Morris, a popular figure among his peers in Texas, plans to maximize his resources in the Lone Star State.

“Secondly is taking the relationships that we have in the state of Texas,” Morris continued. “I’ve been a high school coach there for eighteen years, served on the Board of Directors, I’m up for the Hall of Fame ballot – there’s so many relationships that I have in that state that want us to succeed. They want us to be successful.

“So let’s say on an average year you sign twenty. I know you get twenty-five, but sometimes you’re not able to sign all twenty-five each year. Say you sign twenty a year and you get five to seven from Arkansas, there’s no reason why we can’t go down to the state of Texas with the relationships we have, and pull eight to twelve great players out every year.”
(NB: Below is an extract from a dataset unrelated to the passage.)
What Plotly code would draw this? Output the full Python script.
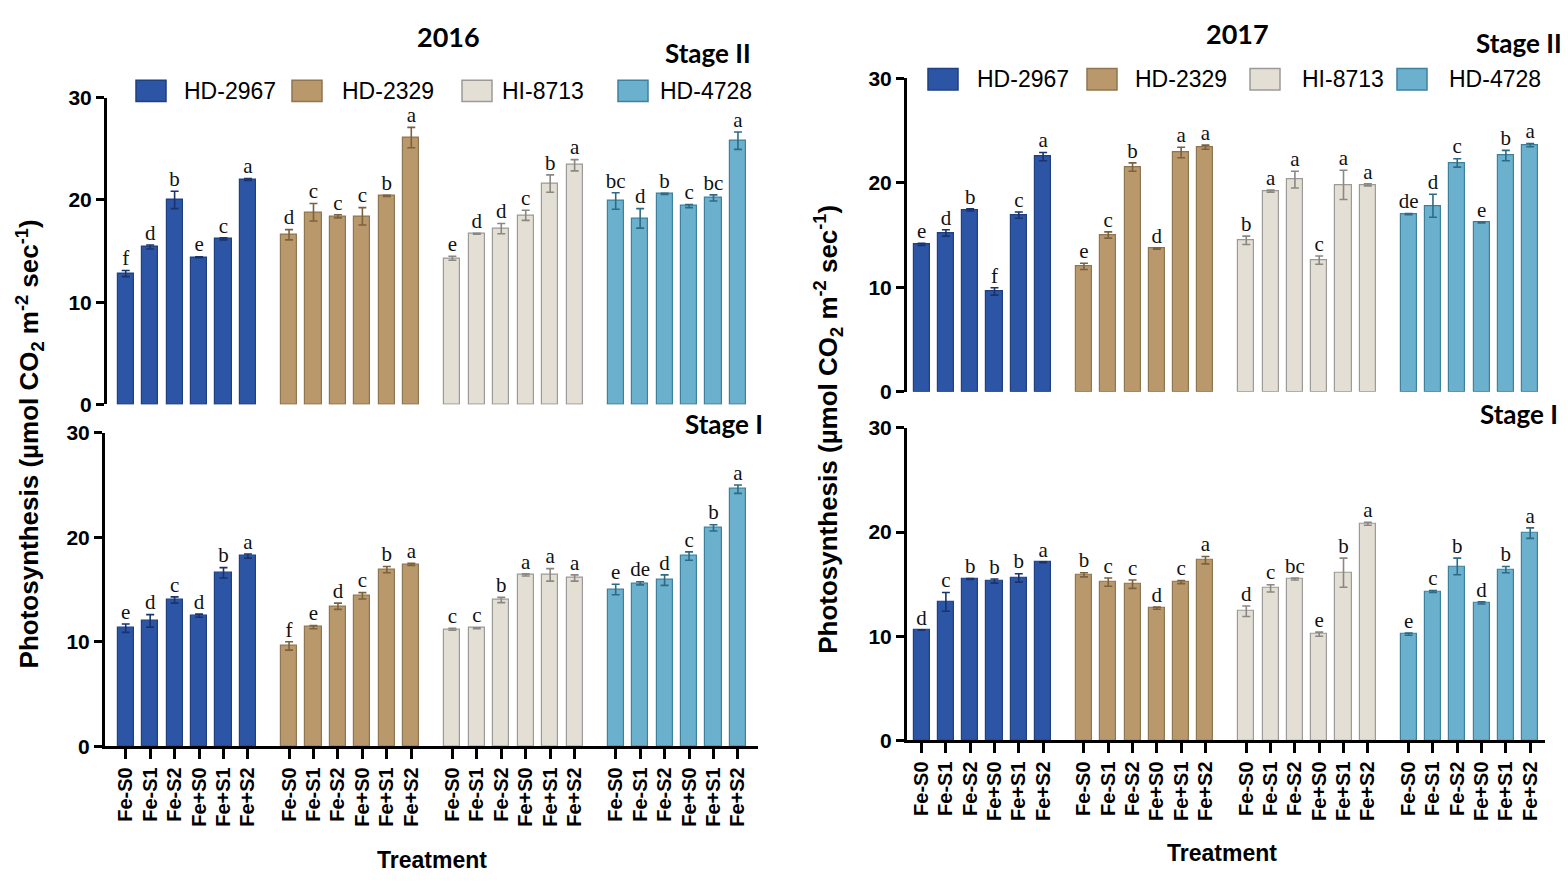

Arkansas made a push in Oklahoma in Bret Bielema’s final signing class of 2017, reeling in linebacker Kyrei Fisher and cornerbacks Kamren Curl and Jordon Curtis.

It was the first time the Hogs had made a concerted effort in Oklahoma in several years, but Morris appears to place more value on the area.

“Obviously I coached at Tulsa, so our relationships in Oklahoma, especially in the Tulsa area, are very important to me. We’ll go into Missouri and Memphis, but I think your footprint sits in the state of Arkansas and overlaps down into Texas and Louisiana.”

The Razorbacks expect to sign a total of 15-16 total scholarship players in the 2018 class.

The traditional National Signing Day for this year’s class is February 7, 2018.